Similarly, while I thought the Bethesda Fountain scene itself was a bit of genius in terms of direction, the fact that Will was kept from getting the DVD by his own fear and by Katherine's death felt like a rather obvious writer's feint, a way to keep everybody in the dark for another season. Granted, Will mostly put together the information that David would have given him on the DVD by himself (and the audience could put together even more of it from our omniscient point of view), but the scene where Katherine is watching the movie and it cuts to her husband telling her that Truxton's been manipulating intelligence promises so much more than what we ultimately get that it can't help but feel like a bit of a cheat. Still, the Bethesda setpiece is so good that this doesn't bother me as much as I thought it did when I first sat down to write about it.

In the terms of things I might have wanted more of, if this is the last time I ever get to see Kale Ingram, then that's too bad. I liked the idea that he was willing to just move on from losing the latest battle just like that, that he was willing to drop down under the radar again and support a war against Iran, but I would have loved one last, great scene with the guy, and that just wasn't there. Considering the finale used every character that wasn't Maggie quite well, it was a disappointment that the show's best character receded into the background for the most part. Even in last week's relatively Kale-lite episode, we got that scene with him and Truxton and the scene where he tells Katherine about Caesar. There was nothing like this in this episode.

But I'm not complaining too much. In a show like Rubicon, the build-up to the climax is almost always more exciting than the climax itself. (And, arguably, the climax of the season came last week with Kateb's explosion, so this would all be a long denouement.) Henry Bromell's direction of the finale was fantastic – I really liked that scene with the Atlas gang in the darkened room sitting at the table, as preposterous as the set design was – and I thought the suggestion that now Truxton is in just as much danger as Will, since the others have turned on him, was a great place to leave the character. The show can bring him back next season with a whole new storyline hanging over his head. And the nearly final image – a four leaf clover on a building's roof in a warm summer's night – almost succeeds in pulling all of this together in a single moment that says as much about what the show has been and become as the show itself did. And if we come right down to it, the lack of Kale and the fact that there wasn't a lot of follow-up on the DVD are problems with MY expectations, not the show itself (though the Andy thing still stands as a pretty big mark against it in my mind). And the final scene itself was a masterful piece of writing, particularly when Truxton asked Will if anyone would care about what he had found out.

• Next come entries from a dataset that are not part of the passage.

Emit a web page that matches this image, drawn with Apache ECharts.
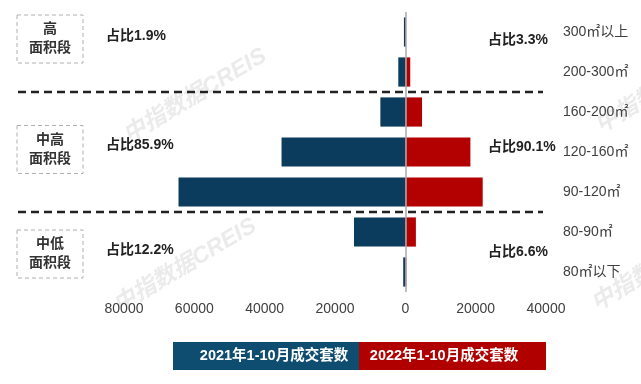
<!DOCTYPE html>
<html><head><meta charset="utf-8">
<script src="https://cdn.jsdelivr.net/npm/echarts@6/dist/echarts.min.js"></script>
<style>html,body{margin:0;padding:0;background:#fff}#c{width:641px;height:384px}</style>
</head><body><div id="c"></div>
<script>
// ---- data ----
const categories = ['300㎡以上','200-300㎡','160-200㎡','120-160㎡','90-120㎡','80-90㎡','80㎡以下'];
const sales2021 = [400, 2000, 7100, 35200, 64500, 14600, 600];
const sales2022 = [200, 1400, 4750, 18500, 22000, 3000, 300];
const seriesNames = ['2021年1-10月成交套数','2022年1-10月成交套数'];
const groupNames = ['高\n面积段','中高\n面积段','中低\n面积段'];
const share2021 = ['占比1.9%','占比85.9%','占比12.2%'];
const share2022 = ['占比3.3%','占比90.1%','占比6.6%'];
const groupBreakAfter = [1, 4];
const watermarkText = '中指数据CREIS';

// ---- styles ----
const FONT = "'Liberation Sans','Noto Sans CJK SC',sans-serif";
const BLUE = '#0b3c5d', RED = '#b30000';
const LEG_BLUE = '#0e4d6f', LEG_RED = '#b00000';

const chart = echarts.init(document.getElementById('c'), null, {renderer: 'canvas'});

const option = {
  animation: false,
  backgroundColor: '#fff',
  grid: {left: 124, right: 95, top: 12, bottom: 92, containLabel: false},
  xAxis: {
    type: 'value', min: -80000, max: 40000, interval: 20000,
    axisLine: {show: false}, axisTick: {show: false}, splitLine: {show: false},
    axisLabel: {
      formatter: v => String(Math.abs(v)), color: '#404040', fontSize: 14,
      fontFamily: FONT, margin: 10
    }
  },
  yAxis: {
    type: 'category', data: categories, inverse: true, position: 'right',
    axisLine: {show: false, onZero: false}, axisTick: {show: false},
    axisLabel: {color: '#404040', fontSize: 14, fontFamily: FONT, margin: 17, align: 'left'}
  },
  series: [
    {
      name: seriesNames[0], type: 'bar', data: sales2021.map(v => -v),
      barCategoryGap: '27%', barGap: '-100%', itemStyle: {color: BLUE},
      markLine: {
        silent: true, symbol: 'none', label: {show: false},
        lineStyle: {color: '#aaaaaa', width: 1.5, type: 'solid'},
        data: [{xAxis: 0}], z: 10
      }
    },
    {
      name: seriesNames[1], type: 'bar', data: sales2022,
      barCategoryGap: '27%', barGap: '-100%', itemStyle: {color: RED}
    }
  ]
};
chart.setOption(option);

// ---- annotations ----
function catY(i) { return chart.convertToPixel({yAxisIndex: 0}, categories[i]); }
const graphics = [];

// watermarks
const wm = [[195, 96], [185, 266], [667, 86], [663, 264]];
wm.forEach(p => graphics.push({
  type: 'text', x: p[0], y: p[1], rotation: 0.54, z: 0, silent: true,
  style: {text: watermarkText, fill: '#ebebeb', font: "italic bold 23px 'Liberation Sans','Noto Sans CJK SC',sans-serif",
          textAlign: 'center', textVerticalAlign: 'middle'}
}));

// dashed separators
groupBreakAfter.forEach(i => {
  const y = (catY(i) + catY(i + 1)) / 2;
  graphics.push({
    type: 'line', z: 20, silent: true,
    shape: {x1: 18, y1: y, x2: 543, y2: y},
    style: {stroke: '#222', lineWidth: 2.5, lineDash: [8, 5]}
  });
});

// group boxes and share texts
const boxY = [39, 149.5, 254];
const leftY = [36, 145, 250];
const rightY = [40, 147, 252];
groupNames.forEach((g, k) => {
  graphics.push({
    type: 'rect', z: 20, silent: true,
    shape: {x: 17, y: boxY[k] - 24, width: 66, height: 48},
    style: {fill: 'none', stroke: '#b0b0b0', lineWidth: 1, lineDash: [4, 3]}
  });
  graphics.push({
    type: 'text', z: 21, silent: true, x: 50, y: boxY[k],
    style: {text: g, fill: '#333', font: "bold 14px 'Liberation Sans','Noto Sans CJK SC',sans-serif",
            textAlign: 'center', textVerticalAlign: 'middle', lineHeight: 19}
  });
  graphics.push({
    type: 'text', z: 21, silent: true, x: 106, y: leftY[k],
    style: {text: share2021[k], fill: '#222', font: "bold 14px 'Liberation Sans','Noto Sans CJK SC',sans-serif",
            textAlign: 'left', textVerticalAlign: 'middle'}
  });
  graphics.push({
    type: 'text', z: 21, silent: true, x: 488, y: rightY[k],
    style: {text: share2022[k], fill: '#222', font: "bold 14px 'Liberation Sans','Noto Sans CJK SC',sans-serif",
            textAlign: 'left', textVerticalAlign: 'middle'}
  });
});

// legend boxes
const legColors = [LEG_BLUE, LEG_RED];
const legX = [173, 359], legW = [186, 187], legTextX = [274, 444];
seriesNames.forEach((n, k) => {
  graphics.push({
    type: 'rect', z: 20, silent: true,
    shape: {x: legX[k], y: 342, width: legW[k], height: 28},
    style: {fill: legColors[k]}
  });
  graphics.push({
    type: 'text', z: 21, silent: true, x: legTextX[k], y: 356,
    style: {text: n, fill: '#fff', font: "bold 14.5px 'Liberation Sans','Noto Sans CJK SC',sans-serif",
            textAlign: 'center', textVerticalAlign: 'middle'}
  });
});

chart.setOption({graphic: graphics});
</script>
</body></html>
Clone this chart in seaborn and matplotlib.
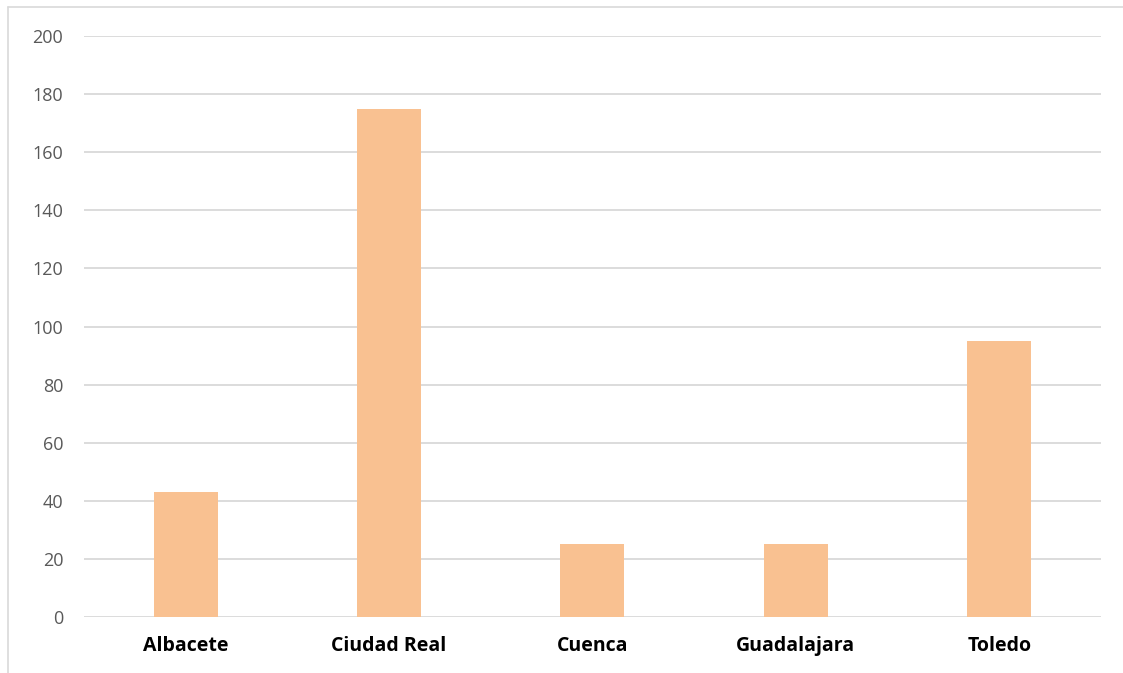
import pandas as pd
import seaborn as sns
import matplotlib.pyplot as plt
from matplotlib.lines import Line2D

provincias = ['Albacete', 'Ciudad Real', 'Cuenca', 'Guadalajara', 'Toledo']
valores = [43, 175, 25, 25, 95]
yticks = list(range(0, 201, 20))

data = pd.DataFrame({'provincia': provincias, 'valor': valores})

sns.set_style('white')
plt.rcParams['font.family'] = ['Open Sans', 'DejaVu Sans']

fig = plt.figure(figsize=(11.23, 6.73), dpi=100)
ax = fig.add_axes([0.0748, 0.0832, 0.9055, 0.8633])

sns.barplot(data=data, x='provincia', y='valor', color='#F9C191',
            saturation=1, width=0.315, linewidth=0, ax=ax)

ax.set_ylim(0, 200)
ax.set_xlim(-0.5, 4.5)
ax.set_yticks(yticks)
ax.set_axisbelow(True)
ax.yaxis.grid(True, color='#D9D9D9', linewidth=1.3)
for s in ax.spines.values():
    s.set_visible(False)
ax.tick_params(axis='y', length=0, pad=15, labelsize=13, labelcolor='#595959')
ax.tick_params(axis='x', length=0, pad=14, labelsize=14)
for lbl in ax.get_xticklabels():
    lbl.set_fontweight('bold')
    lbl.set_color('black')
ax.set_xlabel('')
ax.set_ylabel('')

# chart frame: only the top and left edges fall inside the picture
x0 = 8 / 1123
y0 = 1 - 7 / 673
fig.add_artist(Line2D([x0, 1.0], [y0, y0], transform=fig.transFigure,
                      color='#D9D9D9', linewidth=1.2))
fig.add_artist(Line2D([x0, x0], [0.0, y0], transform=fig.transFigure,
                      color='#D9D9D9', linewidth=1.2))

fig.savefig('out.png', dpi=100)
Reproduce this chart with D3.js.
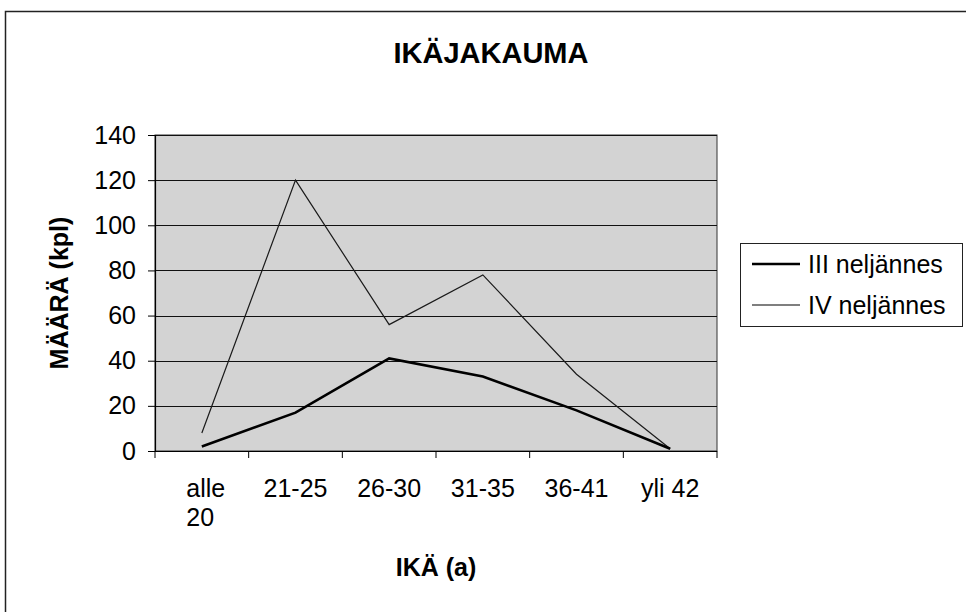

Rubicon started out its first – and hopefully not only – season as a show that seemed uncertain of what it wanted to be. I know there are plenty of people who wish we had gotten to see the labyrinthine conspiracy plotline that the pilot seemed to promise we would get to see, but it became clear fairly early on that the strengths of the creative team and cast lay in telling us stories about these people as people who got caught up in whirlwinds, rather than the whirlwind itself. The problem came when it was time to make the whirlwind make sense and a few too many of the loose ends were still floating in the breeze.

Stray observations:

  • Hey, whatever happened to Ed Bancroft? And would he return in a possible season two?
  • Now that Katherine's dead, what do you think Miranda Richardson added to the show, if anything? I liked a lot of the little moments she got, but that an actress of her caliber was often stranded in storylines that just didn't work was a disappointment.
  • I've seen some people complaining that there wasn't enough explanation of Truxton's motivation, but I like that the show left a lot of this up to the audience. Truxton's motivation, on one level, was making a lot of money. On another level, it's whatever you want it to be.
  • On the other hand, I loved the suggestion someone made in comments last week that Truxton should turn to Will and snarl about how he'd finally broken the United States' addiction to oil. So what if Atlas McDowell had healthy investments in green energy?
  • Weird: James Badge Dale talking about why he likes zombie movies in the Walking Dead promo.
  • Just wandered around the Internet to see what people are talking about, and there's some suggestion that Andy's apartment where Katherine finds her is not the apartment across the street from Will. It looks different to me, but I genuinely have no idea.
  • You'd think Isiah Whitlock, Jr., would have gotten more to do, but he still carried an air of menace all season long. Hard to do.
  • Will's buddy Hal ended up being one of the pivotal points of the episode. Maybe we'll spend some actual time with him next season!
  • Grant says he's promoted. Tanya says, "I quit." Great laugh there.
  • And, finally, it looks like ratings were up a bit last week, so if they're up again, I'd imagine AMC will renew the show and heavily promote the DVD, in the hopes of getting season two more attention. I sort of doubt they'll attract new viewers with a second (presumably streamlined) season, but I think AMC would like the clout of picking its third series up to a second season. Since they own the damn building the major sets are in, it would be relatively easy to cut the show's budget, too.
  • And with that, we'll see you … sometime! Hopefully next summer.